### [Exercise objective]
Note each line where "this" appears, and copy it.

Code that draws figures
━━━━━━━━━━━━━━━━━━━━

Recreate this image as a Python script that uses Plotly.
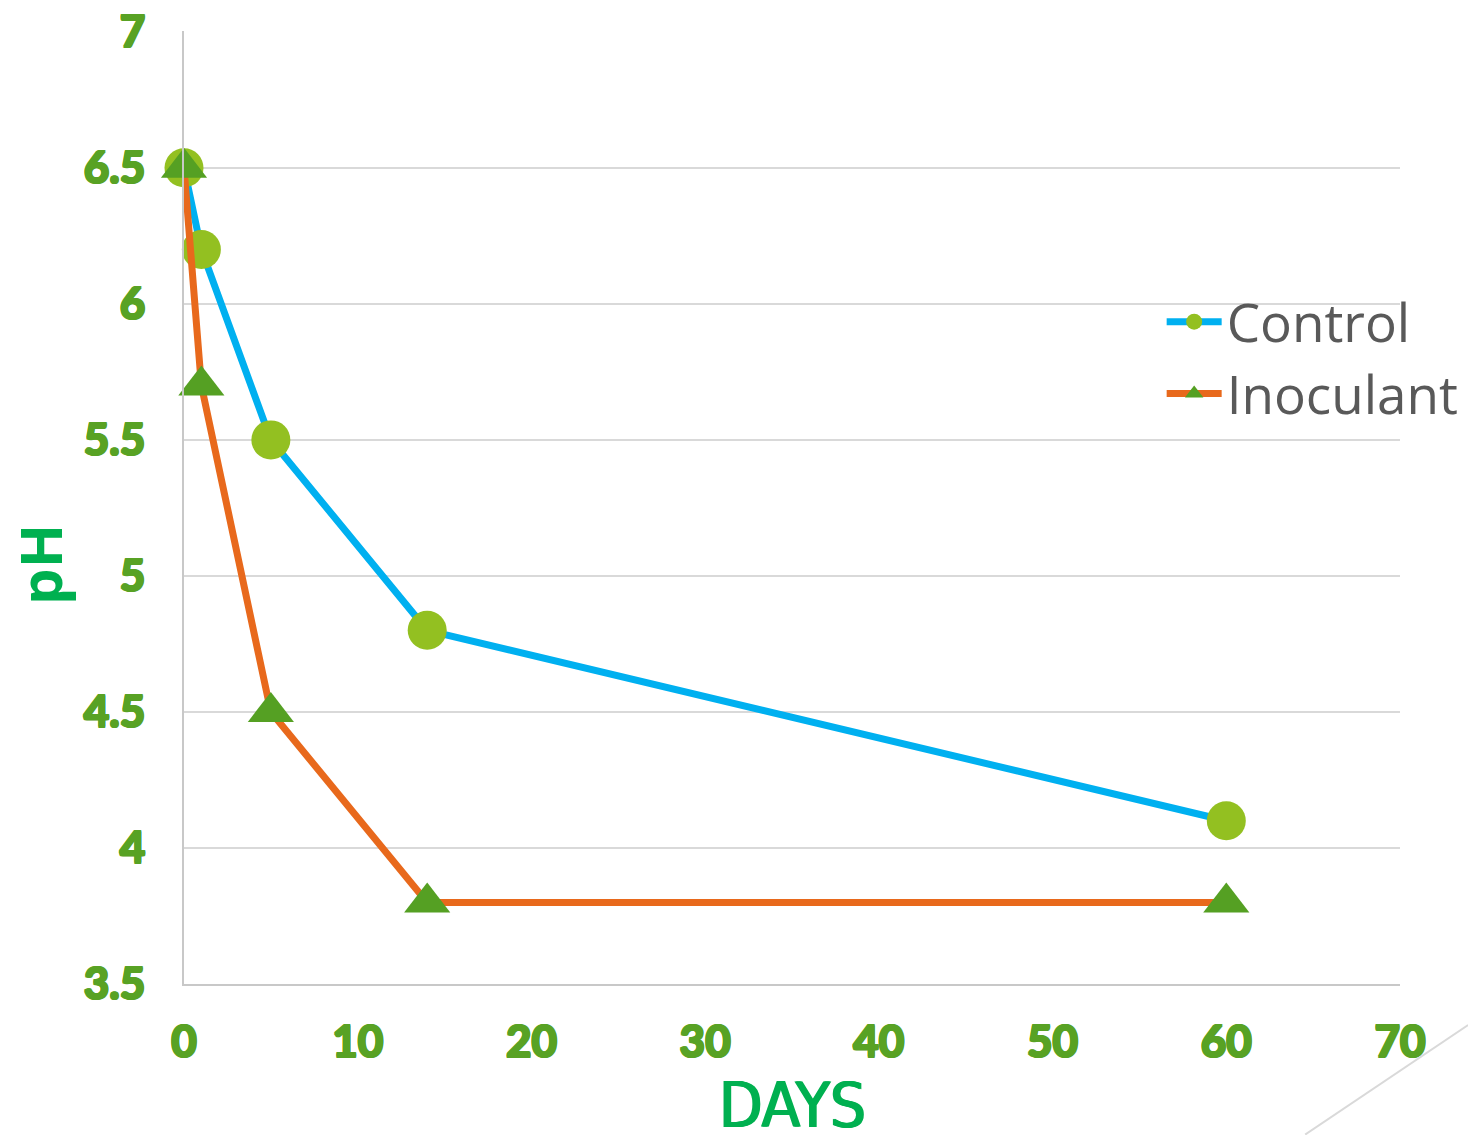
import plotly.graph_objects as go

days = [0, 1, 5, 14, 60]
control_ph = [6.5, 6.2, 5.5, 4.8, 4.1]
inoculant_ph = [6.5, 5.7, 4.5, 3.8, 3.8]
series_names = ["Control", "Inoculant"]
x_title = "DAYS"
y_title = "pH"

TICK_GREEN = "#58a224"
TITLE_GREEN = "#00b050"

fig = go.Figure()
fig.add_trace(go.Scatter(
    x=days, y=control_ph, name=series_names[0], mode="lines+markers",
    line=dict(color="#00b0f0", width=7),
    marker=dict(symbol="circle", size=39, color="#93c021"),
    cliponaxis=False,
))
fig.add_trace(go.Scatter(
    x=days, y=inoculant_ph, name=series_names[1], mode="lines+markers",
    line=dict(color="#e8691c", width=7),
    marker=dict(symbol="triangle-up", size=40, color="#55a023"),
    cliponaxis=False,
))

outline = ", ".join(f"{dx}px {dy}px 0 {TICK_GREEN}" for dx, dy in
                    [(1, 0), (-1, 0), (0, 1), (0, -1), (1, 1), (-1, -1), (1, -1), (-1, 1)])
tick_font = dict(family="Lato, 'DejaVu Sans', sans-serif", size=44, color=TICK_GREEN,
                 weight="bold", shadow=outline)
days_shadow = f"1px 0px 0 {TITLE_GREEN}, -1px 0px 0 {TITLE_GREEN}"

fig.update_layout(
    width=1468, height=1135,
    margin=dict(l=184, r=68, t=31, b=151, autoexpand=False),
    paper_bgcolor="white", plot_bgcolor="white",
    showlegend=True,
    legend=dict(
        x=0.804, y=0.738, xanchor="left", yanchor="top",
        bgcolor="rgba(0,0,0,0)",
        font=dict(family="'Open Sans', sans-serif", size=53, color="#595959"),
        itemwidth=55, tracegroupgap=16,
    ),
    xaxis=dict(
        range=[0, 70], dtick=10, tick0=0,
        showgrid=False, zeroline=False, automargin=False,
        showline=True, linecolor="#c8c8c8", linewidth=2,
        ticks="", ticklabelstandoff=18,
        tickfont=tick_font,
    ),
    yaxis=dict(
        range=[3.5, 7.003], dtick=0.5, tick0=3.5,
        showgrid=True, gridcolor="#d9d9d9", gridwidth=2,
        zeroline=False, automargin=False,
        showline=True, linecolor="#c8c8c8", linewidth=2,
        ticks="", ticklabelstandoff=28,
        tickfont=tick_font,
    ),
    annotations=[
        dict(text=y_title, xref="paper", yref="paper", x=-0.119, y=0.44,
             xanchor="center", yanchor="middle", textangle=-90, showarrow=False,
             font=dict(family="'Open Sans', sans-serif", size=58, color=TITLE_GREEN, weight="bold")),
        dict(text=x_title, xref="paper", yref="paper", x=0.5, y=-0.128,
             xanchor="center", yanchor="middle", showarrow=False,
             font=dict(family="'Liberation Sans Narrow', 'DejaVu Sans Condensed', 'Roboto Condensed', sans-serif",
                       size=63, color=TITLE_GREEN, shadow=days_shadow)),
    ],
    shapes=[
        dict(type="line", xref="paper", yref="paper",
             x0=0.922, y0=-0.158, x1=1.056, y1=-0.043,
             line=dict(color="#d9d9d9", width=2)),
    ],
)

fig.write_html("out.html", config={"displayModeBar": False})
with open("out.html", "r", encoding="utf-8") as f:
    html = f.read()
html = html.replace("<head>", "<head><style>html,body{margin:0;padding:0;overflow:hidden;}</style>", 1)
with open("out.html", "w", encoding="utf-8") as f:
    f.write(html)
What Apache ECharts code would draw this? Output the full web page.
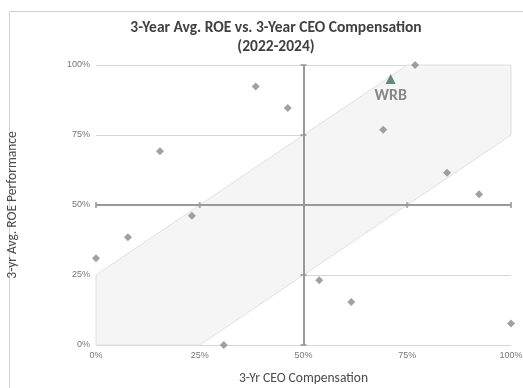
<!DOCTYPE html>
<html>
<head>
<meta charset="utf-8">
<script src="https://cdn.jsdelivr.net/npm/echarts@6/dist/echarts.min.js"></script>
<style>
html, body { margin: 0; padding: 0; background: #fff; }
#main { width: 523px; height: 388px; }
</style>
</head>
<body>
<div id="main"></div>
<script>
// percentile ranks (x = CEO pay, y = ROE)
var peerX = [0, 0.077, 0.231, 0.308, 0.154, 0.385, 0.462, 0.692, 0.769, 0.846, 0.923, 0.538, 0.615, 1.0];
var peerY = [0.31, 0.385, 0.462, 0, 0.692, 0.923, 0.846, 0.769, 1.0, 0.615, 0.538, 0.231, 0.154, 0.077];
var wrb = [0.71, 0.95];
// alignment band +/- 25%
var bandPoints = [[0, 0.25], [0, 0], [0.25, 0], [1, 0.75], [1, 1], [0.75, 1]];
var hCaps = [[0, 0.5], [0.25, 0.5], [0.75, 0.5], [1, 0.5]];
var vCaps = [[0.5, 0], [0.5, 0.25], [0.5, 0.75], [0.5, 1]];

var peers = peerX.map(function (x, i) { return [x, peerY[i]]; });
var pct = function (v) { return Math.round(v * 100) + '%'; };
var font = 'Carlito, "Open Sans", sans-serif';

var chart = echarts.init(document.getElementById('main'));

var option = {
	animation: false,
	title: {
		text: '3-Year Avg. ROE vs. 3-Year CEO Compensation\n(2022-2024)',
		left: 271,
		textAlign: 'center',
		top: 14,
		textStyle: {
			fontFamily: font,
			fontSize: 15.5,
			fontWeight: 'bold',
			color: '#404040',
			lineHeight: 19
		}
	},
	graphic: [{
		type: 'rect',
		shape: { x: 9.5, y: 11.5, width: 530, height: 400 },
		style: { fill: 'none', stroke: '#d0d0d0', lineWidth: 1 },
		silent: true
	}],
	grid: { left: 96, right: 12, top: 65, bottom: 43, outerBoundsMode: 'none', containLabel: false },
	xAxis: {
		type: 'value', min: 0, max: 1, interval: 0.25,
		name: '3-Yr CEO Compensation',
		nameLocation: 'middle', nameGap: 27,
		nameTextStyle: { fontFamily: font, fontSize: 13.5, color: '#4a4a4a' },
		axisLine: { show: false }, axisTick: { show: false },
		splitLine: { show: false },
		axisLabel: { formatter: pct, fontSize: 9, color: '#777', fontFamily: 'Arial, sans-serif', margin: 6 }
	},
	yAxis: {
		type: 'value', min: 0, max: 1, interval: 0.25,
		name: '3-yr Avg. ROE Performance',
		nameLocation: 'middle', nameGap: 76,
		nameTextStyle: { fontFamily: font, fontSize: 13.5, color: '#4a4a4a' },
		axisLine: { show: false }, axisTick: { show: false },
		splitLine: { lineStyle: { color: '#d6d6d6', width: 1 } },
		axisLabel: { formatter: pct, fontSize: 9, color: '#777', fontFamily: 'Arial, sans-serif', margin: 6 }
	},
	series: [
		{
			// shaded band
			type: 'custom',
			silent: true,
			z: 1,
			renderItem: function (params, api) {
				var pts = bandPoints.map(function (p) { return api.coord(p); });
				return {
					type: 'polygon',
					shape: { points: pts },
					style: { fill: '#f5f5f5', stroke: '#e0e0e0', lineWidth: 1 }
				};
			},
			data: [0]
		},
		{
			// crosshair at 50%
			type: 'line',
			data: [],
			z: 2,
			markLine: {
				silent: true,
				symbol: 'none',
				label: { show: false },
				lineStyle: { color: '#999', width: 2, type: 'solid' },
				data: [{ xAxis: 0.5 }, { yAxis: 0.5 }]
			}
		},
		{
			type: 'scatter',
			data: hCaps,
			symbol: 'rect',
			symbolSize: [2, 6],
			itemStyle: { color: '#999' },
			silent: true,
			z: 3
		},
		{
			type: 'scatter',
			data: vCaps,
			symbol: 'rect',
			symbolSize: [6, 2],
			itemStyle: { color: '#999' },
			silent: true,
			z: 3
		},
		{
			name: 'Peers',
			type: 'scatter',
			data: peers,
			symbol: 'diamond',
			symbolSize: 8,
			itemStyle: { color: '#8a8a8a' },
			z: 5
		},
		{
			name: 'WRB',
			type: 'scatter',
			data: [wrb],
			symbol: 'triangle',
			symbolSize: 10,
			itemStyle: { color: '#3f6e5c' },
			label: {
				show: true,
				position: 'bottom',
				distance: 4,
				formatter: 'WRB',
				fontFamily: font,
				fontSize: 16,
				fontWeight: 'bold',
				color: '#6b6b6b'
			},
			z: 6
		}
	]
};

chart.setOption(option);
</script>
</body>
</html>
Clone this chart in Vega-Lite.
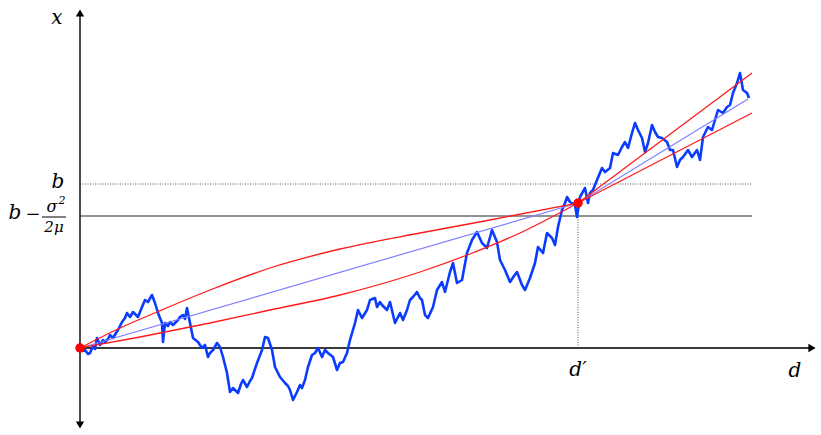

━━━━━━━━━━━━━━━━━━━━

### [Written solution]
Recreate this image as a Python script that uses Plotly.
What Apache ECharts code would draw this? Output the full web page.
Clone this chart in Vega-Lite.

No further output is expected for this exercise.